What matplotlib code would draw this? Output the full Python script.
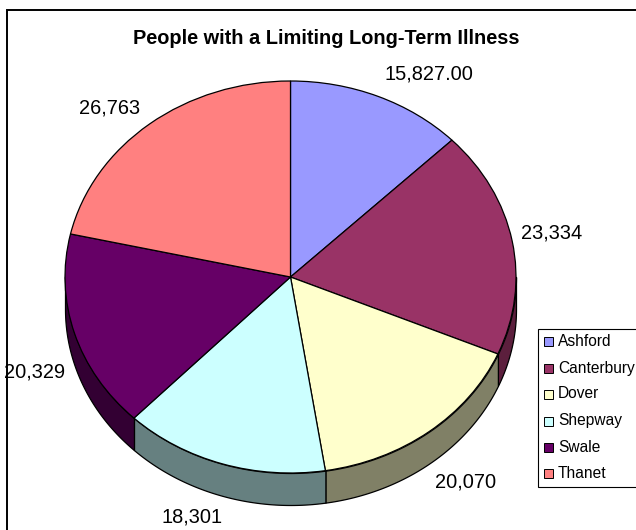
import numpy as np
import matplotlib
matplotlib.use("Agg")
import matplotlib.pyplot as plt
from matplotlib.patches import Rectangle

plt.rcParams['font.family'] = ['Liberation Sans', 'DejaVu Sans']

# data
districts = ["Ashford", "Canterbury", "Dover", "Shepway", "Swale", "Thanet"]
people = [15827, 23334, 20070, 18301, 20329, 26763]
value_labels = ["15,827.00", "23,334", "20,070", "18,301", "20,329", "26,763"]
top_colors = ["#9999FF", "#993366", "#FFFFCC", "#CCFFFF", "#660066", "#FF8080"]
side_colors = ["#5C5C99", "#5C1F3D", "#808066", "#668080", "#330033", "#994D4D"]

W, H = 636, 530
fig = plt.figure(figsize=(W / 100, H / 100), dpi=100, facecolor="white")

def fx(x):
    return x / W

def fy(y):
    return 1 - y / H

# outer frame of the chart area, runs off the right and bottom of the image
fig.add_artist(Rectangle((fx(7), fy(536)), 640 / W, 526 / H, transform=fig.transFigure,
                         fc="white", ec="black", lw=1.4, zorder=-1))

# pie top is a squashed circle, so axes box = ellipse box
ax = fig.add_axes([fx(65), fy(473), 451 / W, 392 / H])
depth = 32 / 196.0

edges = 90 - 360 * np.concatenate([[0], np.cumsum(people)]) / np.sum(people)
for i in range(len(people)):
    # only the front half of the rim shows
    a0, a1 = max(edges[i + 1], -180), min(edges[i], 0)
    if a1 <= a0:
        continue
    t = np.radians(np.linspace(a0, a1, 80))
    ax.fill_between(np.cos(t), np.sin(t), np.sin(t) - depth, color=side_colors[i],
                    ec="black", lw=0.9, clip_on=False, zorder=1)

wedges, _ = ax.pie(people, colors=top_colors, startangle=90, counterclock=False, radius=1,
                   wedgeprops=dict(ec="black", lw=0.9, clip_on=False, zorder=2))
ax.set_aspect("auto")
ax.set_xlim(-1, 1)
ax.set_ylim(-1, 1)
ax.axis("off")

fig.text(fx(326), fy(38), "People with a Limiting Long-Term Illness", fontsize=14.4,
         fontweight="bold", ha="center", va="center")

label_pos = [(429, 74), (552, 233), (466, 482), (192, 517), (35, 372), (110, 108)]
for txt, (x, y) in zip(value_labels, label_pos):
    fig.text(fx(x), fy(y), txt, fontsize=14.4, ha="center", va="center", zorder=5)

# legend box, drawn by hand to sit where the original does
fig.add_artist(Rectangle((fx(538), fy(487)), 100 / W, 158 / H, transform=fig.transFigure,
                         fc="white", ec="black", lw=0.8))
leg_y = [342, 369, 395, 422, 448, 474]
for name, col, y in zip(districts, top_colors, leg_y):
    fig.add_artist(Rectangle((fx(544), fy(y + 4)), 9 / W, 9 / H, transform=fig.transFigure,
                             fc=col, ec="black", lw=0.7))
    fig.text(fx(558), fy(y - 1), name, fontsize=11.2, ha="left", va="center")

fig.savefig("out.png", dpi=100)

- [The task]: Quote, please, every line of the material above from its start through the line that has "lw=0.9, clip_on=False, zorder=1)", reproducing the words exactly and dropping any images.

- [Expected answer]:
What matplotlib code would draw this? Output the full Python script.
import numpy as np
import matplotlib
matplotlib.use("Agg")
import matplotlib.pyplot as plt
from matplotlib.patches import Rectangle

plt.rcParams['font.family'] = ['Liberation Sans', 'DejaVu Sans']

# data
districts = ["Ashford", "Canterbury", "Dover", "Shepway", "Swale", "Thanet"]
people = [15827, 23334, 20070, 18301, 20329, 26763]
value_labels = ["15,827.00", "23,334", "20,070", "18,301", "20,329", "26,763"]
top_colors = ["#9999FF", "#993366", "#FFFFCC", "#CCFFFF", "#660066", "#FF8080"]
side_colors = ["#5C5C99", "#5C1F3D", "#808066", "#668080", "#330033", "#994D4D"]

W, H = 636, 530
fig = plt.figure(figsize=(W / 100, H / 100), dpi=100, facecolor="white")

def fx(x):
    return x / W

def fy(y):
    return 1 - y / H

# outer frame of the chart area, runs off the right and bottom of the image
fig.add_artist(Rectangle((fx(7), fy(536)), 640 / W, 526 / H, transform=fig.transFigure,
                         fc="white", ec="black", lw=1.4, zorder=-1))

# pie top is a squashed circle, so axes box = ellipse box
ax = fig.add_axes([fx(65), fy(473), 451 / W, 392 / H])
depth = 32 / 196.0

edges = 90 - 360 * np.concatenate([[0], np.cumsum(people)]) / np.sum(people)
for i in range(len(people)):
    # only the front half of the rim shows
    a0, a1 = max(edges[i + 1], -180), min(edges[i], 0)
    if a1 <= a0:
        continue
    t = np.radians(np.linspace(a0, a1, 80))
    ax.fill_between(np.cos(t), np.sin(t), np.sin(t) - depth, color=side_colors[i],
                    ec="black", lw=0.9, clip_on=False, zorder=1)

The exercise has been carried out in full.